We only need seven votes to stop the NSA’s meta-data sweeps of our e-mail and phone calls. Imagine my chagrin when I discovered those seven votes among the progressive Democratic members of the Illinois delegation, every one of whom I’ve supported financially and as a volunteer and several of whom I know personally.
So I did what any writer does: I wrote. If you’re represented by Bustos, Duckworth, Foster, Kelly, Quigley, Schneider or Schakowsky–or any other progressive Democrat who voted “Nay” on civil liberties–you might consider giving them a piece of your mind. Despite how little I have to spare, I did, as follows:
Dear Congressman/woman Whomever:
I am writing to express my concern about your vote on the Amash Amendment.

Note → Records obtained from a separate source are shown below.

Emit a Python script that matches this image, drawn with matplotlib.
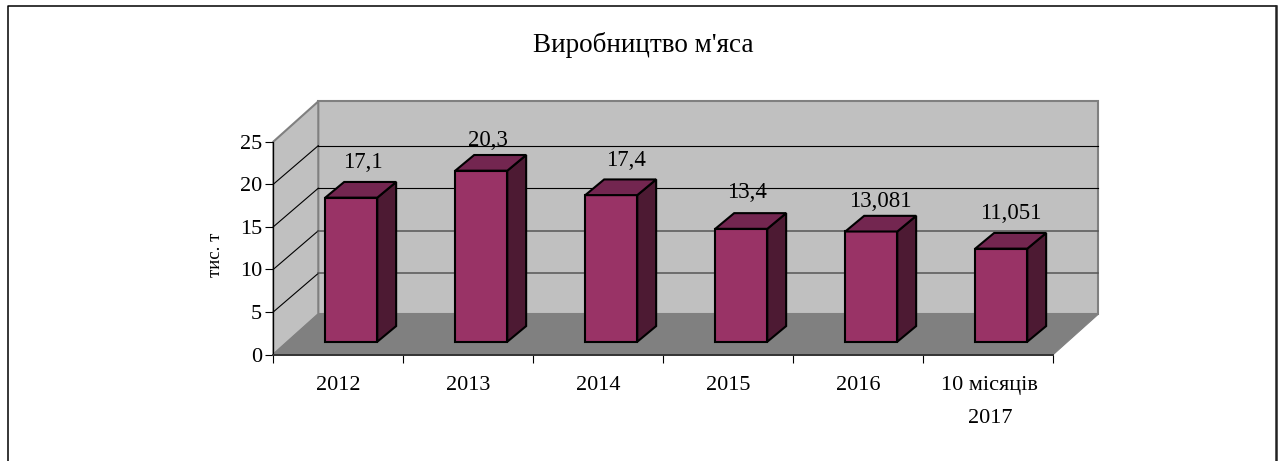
#!/usr/bin/env python3
'''Meat production, fake 3D column chart'''

import matplotlib
matplotlib.use('Agg')
import matplotlib.pyplot as plt
from matplotlib.lines import Line2D
from matplotlib.patches import Polygon

plt.rcParams['font.family'] = ['Liberation Serif', 'DejaVu Serif']

categories = ['2012', '2013', '2014', '2015', '2016', '10 місяців\n2017']
values = [17.1, 20.3, 17.4, 13.4, 13.081, 11.051]
value_labels = ['17,1', '20,3', '17,4', '13,4', '13,081', '11,051']
y_ticks = [0, 5, 10, 15, 20, 25]

W, H = 1283, 461
PX_X = 130  # px per category
PX_Y = 8.51  # px per y unit
# oblique depth of the box, in data units
DX = 45 / PX_X
DY = 40.3 / PX_Y
GRID_DY = 38.6 / PX_Y

fig = plt.figure(figsize=(W / 100, H / 100), dpi=100)
# frame around the whole chart, open at the bottom of the image
fx = lambda p: p / W
fy = lambda p: 1 - p / H
fig.add_artist(Line2D([fx(7.5), fx(7.5), fx(1276)], [fy(H + 5), fy(6.5), fy(6.5)], color='black', lw=1.1))
fig.add_artist(Line2D([fx(1276), fx(1276)], [fy(6.5), fy(H + 5)], color='#222222', lw=1.8))

ax = fig.add_axes([273.3 / W, 1 - 354.5 / H, 780 / W, 212.8 / H])
ax.set_xlim(0, len(categories))
ax.set_ylim(0, 25)
ax.patch.set_visible(False)
for s in ['top', 'right', 'bottom']:
    ax.spines[s].set_visible(False)
ax.spines['left'].set_linewidth(0.8)

n = len(categories)
wall_edge = '#808080'
# back wall, side wall, floor
ax.add_patch(Polygon([(DX, DY), (n + DX, DY), (n + DX, 25 + DY), (DX, 25 + DY)], fc='#c0c0c0',
                     ec=wall_edge, lw=1.5, clip_on=False, zorder=1))
ax.add_patch(Polygon([(0, 0), (DX, DY), (DX, 25 + DY), (0, 25)], fc='#c0c0c0',
                     ec=wall_edge, lw=1.5, clip_on=False, zorder=1))
ax.add_patch(Polygon([(0, 0), (n, 0), (n + DX, DY), (DX, DY)], fc='#808080',
                     ec='#808080', lw=0.8, clip_on=False, zorder=2))
# gridlines go along the side wall and the back wall
for t in y_ticks[1:-1]:
    ax.plot([0, DX], [t, t + GRID_DY], color='black', lw=0.8, clip_on=False, zorder=2)
    ax.plot([DX, n + DX], [t + GRID_DY, t + GRID_DY], color='black' if t > 10 else '#555555',
            lw=0.8 if t > 10 else 1.1, clip_on=False, zorder=2)
ax.plot([0, n], [0, 0], color='#333333', lw=1.4, clip_on=False, zorder=3)

ax.set_yticks(y_ticks)
ax.set_xticks(range(n + 1))
ax.set_xticklabels([])
ax.tick_params(axis='y', length=6, width=0.8, labelsize=16, pad=2)
ax.tick_params(axis='x', length=6, width=0.8)

# bars sit part way back on the floor
bar_w = 0.4
bar_scale = 0.99
base_dx, base_dy = 0.10, 1.50
top_dx, top_dy = 0.145, 1.84
face = '#993366'
top = '#732650'
side = '#4d1a33'
# hand placed labels, the original chart nudges each one (px)
label_shift = [(-5, 5), (-10, 10), (-2, 5), (-11, 3), (-8, 10), (-7, 5)]
for i, v in enumerate(values):
    x0 = i + 0.5 - bar_w / 2 + base_dx
    x1 = x0 + bar_w
    y0 = base_dy
    y1 = base_dy + v * bar_scale
    ax.add_patch(Polygon([(x0, y0), (x1, y0), (x1, y1), (x0, y1)], fc=face, ec='black', lw=1.5,
                         clip_on=False, zorder=5, joinstyle='miter'))
    ax.add_patch(Polygon([(x1, y0), (x1 + top_dx, y0 + top_dy), (x1 + top_dx, y1 + top_dy), (x1, y1)],
                         fc=side, ec='black', lw=1.5, clip_on=False, zorder=5, joinstyle='miter'))
    ax.add_patch(Polygon([(x0, y1), (x1, y1), (x1 + top_dx, y1 + top_dy), (x0 + top_dx, y1 + top_dy)],
                         fc=top, ec='black', lw=1.5, clip_on=False, zorder=5, joinstyle='miter'))
    sx, sy = label_shift[i]
    ax.text((x0 + x1) / 2 + 0.13 + sx / PX_X, y1 + top_dy + 1.6 - sy / PX_Y, value_labels[i],
            ha='center', va='bottom', fontsize=16.5, zorder=6)
    ax.text(i + 0.5 + (1.5 / PX_X if i == 5 else 0), -2.55, categories[i], ha='center', va='top',
            fontsize=16, linespacing=2.0)

ax.text(-58.3 / PX_X, (354.5 - 255) / PX_Y, 'тис. т', rotation=90, ha='center', va='center', fontsize=13.5)
fig.text(643 / W, 1 - 51.7 / H, "Виробництво м'яса", ha='center', va='baseline', fontsize=19.5)

fig.savefig('out.png', dpi=100)
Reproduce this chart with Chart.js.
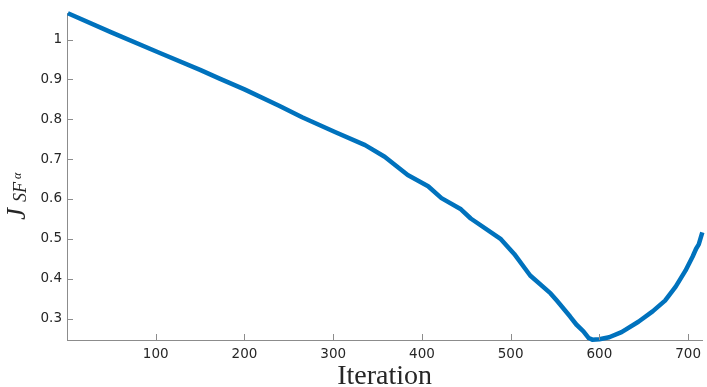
<!DOCTYPE html>
<html>
<head>
<meta charset="utf-8">
<script src="https://cdn.jsdelivr.net/npm/chart.js@4.4.1/dist/chart.umd.min.js"></script>
<style>
  html, body { margin: 0; padding: 0; background: #fff; }
  #wrap { width: 707px; height: 387px; }
</style>
</head>
<body>
<div id="wrap"><canvas id="costChart"></canvas></div>
<script>
// values
const iterations = [1, 50, 104, 150, 172, 200, 239, 265, 302, 336, 358, 384, 407, 422, 444, 455,
  489, 504, 522, 545, 552, 567, 574, 582, 588, 592, 600, 611, 625, 644, 660, 674, 686, 697, 705,
  709, 712, 716];
const costValues = [1.066, 1.018, 0.967, 0.924, 0.902, 0.875, 0.834, 0.805, 0.768, 0.735, 0.706, 0.660,
  0.632, 0.602, 0.574, 0.551, 0.499, 0.462, 0.408, 0.363, 0.345, 0.305, 0.285, 0.268, 0.251, 0.247,
  0.248, 0.253, 0.266, 0.292, 0.318, 0.345, 0.380, 0.420, 0.455, 0.475, 0.486, 0.516];
const xTicks = [100, 200, 300, 400, 500, 600, 700];
const yTicks = [0.3, 0.4, 0.5, 0.6, 0.7, 0.8, 0.9, 1];

const axisGray = '#8c8c8c';
const textGray = '#262626';
const tickFont = { family: 'DejaVu Sans', size: 13.5 };

// MATLAB style: tick marks point into the plot
const innerTicks = {
  id: 'innerTicks',
  afterDraw(chart) {
    const { ctx, chartArea, scales } = chart;
    ctx.save();
    ctx.strokeStyle = axisGray;
    ctx.lineWidth = 1;
    ctx.beginPath();
    scales.x.ticks.forEach(t => {
      const px = Math.round(scales.x.getPixelForValue(t.value)) + 0.5;
      ctx.moveTo(px, chartArea.bottom);
      ctx.lineTo(px, chartArea.bottom - 6);
    });
    scales.y.ticks.forEach(t => {
      const py = Math.round(scales.y.getPixelForValue(t.value)) + 0.5;
      ctx.moveTo(chartArea.left, py);
      ctx.lineTo(chartArea.left + 6, py);
    });
    ctx.stroke();
    ctx.restore();
  }
};

// axis titles in a LaTeX-like serif look
const axisTitles = {
  id: 'axisTitles',
  afterDraw(chart) {
    const { ctx, chartArea } = chart;
    ctx.save();
    ctx.fillStyle = textGray;
    ctx.textBaseline = 'alphabetic';

    ctx.font = '28px "Liberation Serif"';
    ctx.textAlign = 'center';
    ctx.fillText('Iteration', (chartArea.left + chartArea.right) / 2, chartArea.bottom + 44);

    ctx.translate(25, 222);
    ctx.rotate(-Math.PI / 2);
    ctx.textAlign = 'left';
    ctx.font = 'italic 27px "Liberation Serif"';
    ctx.fillText('J', 2, 0);
    ctx.font = 'italic 18px "Liberation Serif"';
    ctx.fillText('SF', 20, 1);
    ctx.font = 'italic 12px "Liberation Serif"';
    ctx.fillText('α', 43, -4);
    ctx.restore();
  }
};

new Chart(document.getElementById('costChart'), {
  type: 'line',
  data: {
    datasets: [{
      data: iterations.map((x, i) => ({ x, y: costValues[i] })),
      borderColor: '#0072BD',
      borderWidth: 4.5,
      borderJoinStyle: 'round',
      pointRadius: 0,
      tension: 0,
      fill: false,
      clip: 6
    }]
  },
  options: {
    responsive: true,
    maintainAspectRatio: false,
    animation: false,
    layout: { padding: { top: 10, right: 0, left: 0, bottom: 0 } },
    plugins: { legend: { display: false }, tooltip: { enabled: false } },
    scales: {
      x: {
        type: 'linear',
        min: 0,
        max: 716,
        afterBuildTicks: s => { s.ticks = xTicks.map(v => ({ value: v })); },
        afterFit: s => { s.height = 47; },
        grid: { display: false, drawTicks: false },
        border: { color: axisGray, width: 1 },
        ticks: { color: textGray, font: tickFont, padding: 6, maxRotation: 0 }
      },
      y: {
        type: 'linear',
        min: 0.2461,
        max: 1.0664,
        afterBuildTicks: s => { s.ticks = yTicks.map(v => ({ value: v })); },
        afterFit: s => { s.width = 67; },
        grid: { display: false, drawTicks: false },
        border: { color: axisGray, width: 1 },
        ticks: { color: textGray, font: tickFont, padding: 5, callback: v => String(v) }
      }
    }
  },
  plugins: [innerTicks, axisTitles]
});
</script>
</body>
</html>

As a supporter of, and donor to, your Congressional campaign, I was very disappointed to see your vote against the amendment, which would have stopped the National Security Agency from collecting meta-data on the phone calls and e-mails of American citizens. I’m sure Illinois legislators were under particular pressure from the White House and the Democratic leadership to support the NSA’s claim to power under the Patriot Act, but what the Agency argues it’s permitted to do goes far beyond any legitimate security concerns and is a complete violation of civil liberties.
Only seven votes stand between the current situation of Panopticon state surveillance and a return to the values and requirements of the Fourth Amendment. Every one of those votes is available from the Illinois delegation. Please consider joining Congressmen Rush and Davis in standing up for our rights: probably every other member who voted “no” is susceptible to change if you would lead the way.